Now it gives me the answer again! here it is:
(sqrt(c_1) sqrt(f(t)-5) (c_1 (f(t)-5)-4)+4 sqrt(c_1 (f(t)-5)-4) log(2 (c_1 sqrt(f(t)-5)+sqrt(c_1) sqrt(c_1 (f(t)-5)-4))))^2/(c_1^3 (c_1 (f(t)-5)-4)) = (c_2+t)^2

At the case of r’’(t)=-GM/((r(t))^2, if I remember well I entered GM=2 again. Here
r(0)=A and r'(0)=0, thus c1=c2=A/2. Hm...this seems to have a solution r(t)=... so the first equation is ... impossible?
It still does not give me the answer for this one now.

 

[jackmell]

Wolfram Alpha is only a sub-set of Mathematica. Ver 7, gives:

DSolve[y''[x]==-k/y[x]^2,y,x]

as:

$$\begin{aligned}& \text{Solve}\biggr[\left(-\frac{1}{C[1]^{3/2}}k \text{Log}\left[2 k+2 C[1] y[x]+2 \sqrt{C[1]} \sqrt{C[1]+\frac{2 k}{y[x]}} y[x]\right]+\frac{\sqrt{C[1]+\frac{2 k}{y[x]}} y[x]}{C[1]}\right)^2\right.== \\ &\hspace{200pt}\left.(x+C[2])^2,y[x]\biggr] \end{aligned}$$

That is, Mathematica is giving the solution as an implicit inverse via the Solve function.

 

[luckis11]

Can you post the link of that Mathematica dif. eq. calculator?

 

[jackmell]

That output above is from Mathematica 7 (my copy) which Mathematica expresses in terms of logs I believe it does so to handle all possible cases. However below, a particular IVP is in arctan.

Luckis, as you can see, sometimes the answer is not enough.
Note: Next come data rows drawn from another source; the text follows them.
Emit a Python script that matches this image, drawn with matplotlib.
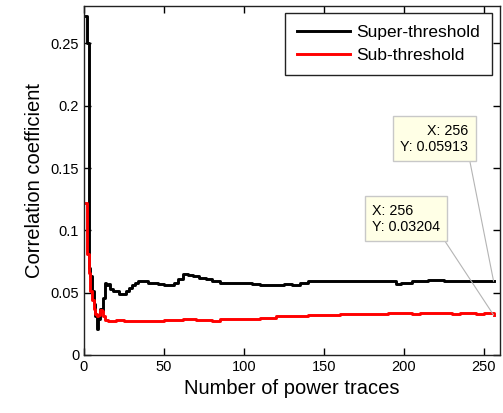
import matplotlib
matplotlib.use("Agg")
import matplotlib.pyplot as plt

plt.rcParams['font.family'] = ['Liberation Sans', 'DejaVu Sans']

# Super-threshold (black)
sup_x = [1, 2, 3, 4, 5, 6, 7, 8, 9, 10, 11, 12, 13, 14, 15, 16, 18, 20, 22, 24, 26, 28,
         30, 32, 34, 37, 40, 43, 46, 50, 53, 56, 59, 62, 65, 68, 72, 76, 80, 85, 90, 95,
         100, 105, 110, 115, 120, 125, 130, 135, 140, 145, 150, 160, 170, 180, 190, 195,
         198, 205, 215, 225, 235, 240, 248, 256]
sup_y = [0.272, 0.25, 0.07, 0.063, 0.051, 0.041, 0.031, 0.021, 0.029, 0.037, 0.035, 0.046,
         0.058, 0.056, 0.057, 0.053, 0.051, 0.051, 0.049, 0.049, 0.051, 0.054, 0.056, 0.058,
         0.059, 0.059, 0.058, 0.058, 0.057, 0.056, 0.056, 0.058, 0.061, 0.065, 0.064, 0.063,
         0.062, 0.061, 0.059, 0.058, 0.058, 0.058, 0.058, 0.057, 0.056, 0.056, 0.056, 0.057,
         0.056, 0.058, 0.059, 0.059, 0.059, 0.059, 0.059, 0.059, 0.059, 0.057, 0.058, 0.059,
         0.060, 0.059, 0.059, 0.0595, 0.059, 0.05913]

# Sub-threshold (red)
sub_x = [1, 2, 3, 4, 5, 6, 7, 8, 9, 10, 11, 12, 13, 15, 20, 25, 30, 35, 40, 45, 50, 55,
         60, 62, 66, 70, 75, 80, 85, 90, 100, 105, 110, 115, 120, 130, 140, 150, 160, 170,
         180, 190, 200, 205, 210, 220, 230, 235, 240, 245, 250, 256]
sub_y = [0.122, 0.081, 0.066, 0.051, 0.044, 0.037, 0.033, 0.031, 0.032, 0.036, 0.035,
         0.031, 0.028, 0.027, 0.028, 0.027, 0.027, 0.027, 0.027, 0.027, 0.028, 0.028,
         0.028, 0.029, 0.029, 0.028, 0.028, 0.027, 0.029, 0.029, 0.029, 0.029, 0.030,
         0.030, 0.031, 0.031, 0.032, 0.032, 0.033, 0.033, 0.033, 0.034, 0.034, 0.033,
         0.034, 0.034, 0.033, 0.034, 0.034, 0.033, 0.0335, 0.03204]

x_ticks = [0, 50, 100, 150, 200, 250]
y_ticks = [0, 0.05, 0.1, 0.15, 0.2, 0.25]
y_tick_labels = ["0", "0.05", "0.1", "0.15", "0.2", "0.25"]

fig = plt.figure(figsize=(5.03, 4.13), dpi=100)
ax = fig.add_axes([84/503, (413-355)/413, 416/503, 349/413])

ax.plot(sup_x, sup_y, color='black', lw=2.1, drawstyle='steps-post', label='Super-threshold')
ax.plot(sub_x, sub_y, color='red', lw=2.1, drawstyle='steps-post', label='Sub-threshold')

ax.set_xlim(0, 260)
ax.set_ylim(0, 0.28)
ax.set_xticks(x_ticks)
ax.set_yticks(y_ticks)
ax.set_yticklabels(y_tick_labels)
ax.tick_params(direction='in', top=True, right=True, length=5, width=1, labelsize=10.5,
               colors='black')
for s in ax.spines.values():
    s.set_linewidth(1.0)
    s.set_color('#222222')

ax.set_xlabel('Number of power traces', fontsize=14.5)
ax.set_ylabel('Correlation coefficient', fontsize=14.5, labelpad=5)

leg = ax.legend(loc='upper right', bbox_to_anchor=(0.981, 0.98), borderaxespad=0,
                fontsize=12.5, handlelength=3.1, handletextpad=0.35, labelspacing=0.45,
                fancybox=False, framealpha=1, edgecolor='#222222', borderpad=0.68)
leg.get_frame().set_linewidth(1.0)

tip_style = dict(boxstyle='square,pad=0.5', fc='#ffffe6', ec='#c8c8c8', lw=1)
ax.annotate(f"X: {sup_x[-1]}\nY: {sup_y[-1]:.5f}", xy=(sup_x[-1], sup_y[-1]),
            xytext=(219, 0.1735), textcoords='data', ha='center', va='center',
            multialignment='right', fontsize=10.3, bbox=tip_style,
            arrowprops=dict(arrowstyle='-', color='#b4b4b4', lw=0.8, relpos=(1, 0),
                            shrinkA=0, shrinkB=0))
ax.annotate(f"X: {sub_x[-1]}\nY: {sub_y[-1]:.5f}", xy=(sub_x[-1], sub_y[-1]),
            xytext=(201.3, 0.1094), textcoords='data', ha='center', va='center',
            multialignment='left', fontsize=10.3, bbox=tip_style,
            arrowprops=dict(arrowstyle='-', color='#b4b4b4', lw=0.8, relpos=(1, 0),
                            shrinkA=0, shrinkB=0))

fig.savefig('out.png', dpi=100)
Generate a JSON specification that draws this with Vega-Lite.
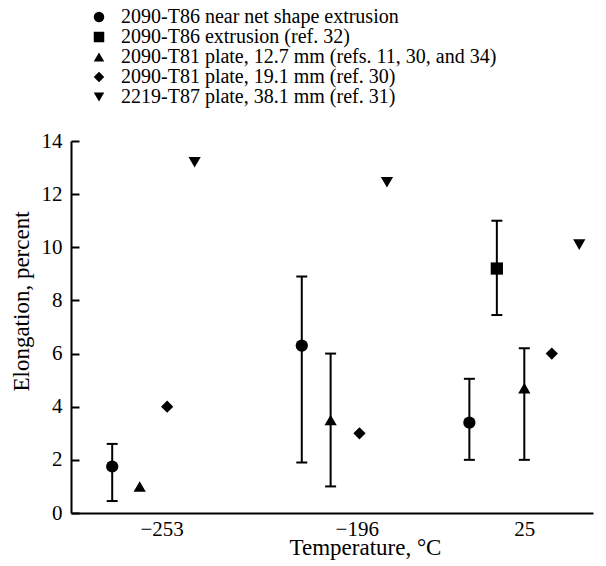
{
  "$schema": "https://vega.github.io/schema/vega-lite/v6.json",
  "autosize": "none",
  "width": 522,
  "height": 372,
  "padding": {"left": 71, "top": 141, "right": 13, "bottom": 53},
  "background": "white",
  "config": {
    "view": {"stroke": null},
    "font": "Liberation Serif",
    "axis": {"labelFont": "Liberation Serif", "titleFont": "Liberation Serif", "labelColor": "black", "titleColor": "black", "domainColor": "black", "domainWidth": 2, "grid": false, "labelFontSize": 21, "titleFontSize": 23, "titleFontWeight": "normal"},
    "legend": {"labelFont": "Liberation Serif", "labelFontSize": 20, "labelColor": "black", "symbolFillColor": "black", "symbolStrokeWidth": 0, "symbolOpacity": 1}
  },
  "data": {
    "values": [
      {"temp": "-253", "series": "2090-T86 near net shape extrusion", "pos": 1.5, "value": 1.75, "lo": 0.45, "hi": 2.6},
      {"temp": "-253", "series": "2090-T81 plate, 12.7 mm (refs. 11, 30, and 34)", "pos": 2.5, "value": 1.0},
      {"temp": "-253", "series": "2090-T81 plate, 19.1 mm (ref. 30)", "pos": 3.5, "value": 4.0},
      {"temp": "-253", "series": "2219-T87 plate, 38.1 mm (ref. 31)", "pos": 4.5, "value": 13.2},
      {"temp": "-196", "series": "2090-T86 near net shape extrusion", "pos": 8.4, "value": 6.3, "lo": 1.9, "hi": 8.9},
      {"temp": "-196", "series": "2090-T81 plate, 12.7 mm (refs. 11, 30, and 34)", "pos": 9.45, "value": 3.5, "lo": 1.0, "hi": 6.0},
      {"temp": "-196", "series": "2090-T81 plate, 19.1 mm (ref. 30)", "pos": 10.5, "value": 3.0},
      {"temp": "-196", "series": "2219-T87 plate, 38.1 mm (ref. 31)", "pos": 11.5, "value": 12.45},
      {"temp": "25", "series": "2090-T86 near net shape extrusion", "pos": 14.5, "value": 3.4, "lo": 2.0, "hi": 5.05},
      {"temp": "25", "series": "2090-T86 extrusion (ref. 32)", "pos": 15.5, "value": 9.2, "lo": 7.45, "hi": 11.0},
      {"temp": "25", "series": "2090-T81 plate, 12.7 mm (refs. 11, 30, and 34)", "pos": 16.5, "value": 4.7, "lo": 2.0, "hi": 6.2},
      {"temp": "25", "series": "2090-T81 plate, 19.1 mm (ref. 30)", "pos": 17.5, "value": 6.0},
      {"temp": "25", "series": "2219-T87 plate, 38.1 mm (ref. 31)", "pos": 18.5, "value": 10.1}
    ]
  },
  "encoding": {
    "x": {
      "field": "pos", "type": "quantitative",
      "scale": {"domain": [0, 19], "nice": false, "zero": false},
      "axis": {
        "title": "Temperature, °C",
        "values": [3.3, 10.4, 16.5],
        "labelExpr": "datum.value < 6 ? '−253' : datum.value < 13 ? '−196' : '25'",
        "ticks": false,
        "grid": false,
        "labelPadding": 5,
        "titleX": 294, "titleY": 41, "titleAlign": "center", "titleBaseline": "alphabetic"
      }
    }
  },
  "layer": [
    {
      "transform": [{"filter": "isValid(datum.lo)"}],
      "mark": {"type": "rule", "color": "black", "strokeWidth": 2},
      "encoding": {
        "y": {"field": "lo", "type": "quantitative", "scale": {"domain": [0, 14], "nice": false}},
        "y2": {"field": "hi"}
      }
    },
    {
      "transform": [{"filter": "isValid(datum.lo)"}],
      "mark": {"type": "tick", "orient": "horizontal", "color": "black", "size": 11, "thickness": 2, "opacity": 1},
      "encoding": {"y": {"field": "lo", "type": "quantitative"}}
    },
    {
      "transform": [{"filter": "isValid(datum.hi)"}],
      "mark": {"type": "tick", "orient": "horizontal", "color": "black", "size": 11, "thickness": 2, "opacity": 1},
      "encoding": {"y": {"field": "hi", "type": "quantitative"}}
    },
    {
      "mark": {"type": "point", "filled": true, "color": "black", "opacity": 1, "size": 150},
      "encoding": {
        "y": {
          "field": "value", "type": "quantitative",
          "scale": {"domain": [0, 14], "nice": false},
          "axis": {
            "title": "Elongation, percent",
            "values": [0,1,2,3,4,5,6,7,8,9,10,11,12,13,14],
            "labelExpr": "datum.value % 2 ? '' : datum.label",
            "ticks": false,
            "grid": true,
            "gridColor": "black",
            "gridWidth": 2,
            "gridOpacity": 1,
            "gridDash": {"condition": {"test": "datum.value % 2 === 1", "value": [4, 1000]}, "value": [8, 1000]},
            "labelPadding": 9,
            "titleX": -50, "titleY": 160, "titleAlign": "center", "titleBaseline": "middle"
          }
        },
        "shape": {
          "field": "series", "type": "nominal",
          "scale": {
            "domain": ["2090-T86 near net shape extrusion", "2090-T86 extrusion (ref. 32)", "2090-T81 plate, 12.7 mm (refs. 11, 30, and 34)", "2090-T81 plate, 19.1 mm (ref. 30)", "2219-T87 plate, 38.1 mm (ref. 31)"],
            "range": ["circle", "square", "triangle-up", "diamond", "triangle-down"]
          },
          "legend": {
            "orient": "none", "legendX": 18, "legendY": -134, "title": null,
            "padding": 0, "symbolSize": 110, "labelOffset": 12, "rowPadding": 0, "labelLimit": 600,
            "labelFont": "Liberation Serif", "labelFontSize": 20
          }
        }
      }
    }
  ]
}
You still need to understand all the underlying math to really handle it well. Let's look at a simple IVP just for starters:

$$y''=-\frac{2}{y^2},\quad y(0)=2,y'(0)=0$$

Letting $p=y'$, I get:

$$pdp=-\frac{2}{y^2}dy$$

Now integrate from y(0) to some y(x):

$$\int_{p(0)}^{p(x)} pdp=-\int_{y(0)}^{y(x)} \frac{2}{y^2}dy$$

$$p^2-p(0)^2=4(1/y-1/2)$$

or:

$$\left(\frac{dy}{dx}\right)^2=4(1/y-1/2)$$

taking the square root and integrating again:

$$\int_{y(0)}^{y(x)}\frac{dy}{\sqrt{4(1/y-1/2)}}=\pm \int_{x_0}^x xdx$$

doing that integration, making the substitutions and simplifying (the result below is from Mathematica), I get:

$$-\frac{\sqrt{-1+\frac{2}{y}} y+\text{ArcTan}\left[\frac{\sqrt{-1+\frac{2}{y}} (-1+y)}{-2+y}\right]}{\sqrt{2}}\biggr|_{2}^{y(x)}=\pm x$$

which in this case, it's in the form of arctan and note it's improper at the lower limit so I take it's limit at that value and obtain $\frac{\pi}{2\sqrt{2}}$. Now, I can take either the plus or minus value. Here, I'll take the positive value because that's what agrees with the numerical calculations (below) and I get for the final answer:

$$\left(\frac{\sqrt{-1+\frac{2}{y}} y+\text{ArcTan}\left[\frac{\sqrt{-1+\frac{2}{y}} (-1+y)}{-2+y}\right]}{\sqrt{2}}\right)+\frac{\pi }{2 \text{Sqrt}[2]}=x$$

and that's still not too bad because it's easy to generate a table of (x,y) values and compare to the numerical results. In the plot below, the analytical solution is depicted as dots along the numerical one:

mysol = NDSolve[{Derivative[2][y][x] == -2/y[x]^2, y[0] == 2, 
    Derivative[1][y][0] == 0}, y, {x, 0, 2}]

lowy = N[y[1] /. mysol]

mytable = Table[
   {(Sqrt[-1 + 2/y]*y + ArcTan[(Sqrt[-1 + 2/y]*(-1 + y))/
         (-2 + y)])/Sqrt[2] + Pi/(2*Sqrt[2]), y}, 
   {y, lowy[[1]], 2, 0.01}]

lp1 = ListPlot[mytable]

pp1 = Plot[y[x] /. mysol, {x, 0, 2}]

Show[{pp1, lp1}]

Edit: I think I may have a problem with signs above. Probably need to go over that but I'll leave a careful check of it to the interested reader.

 

[luckis11]

Can you post the link of that Mathematica dif. eq. calculator? Private message will do fine.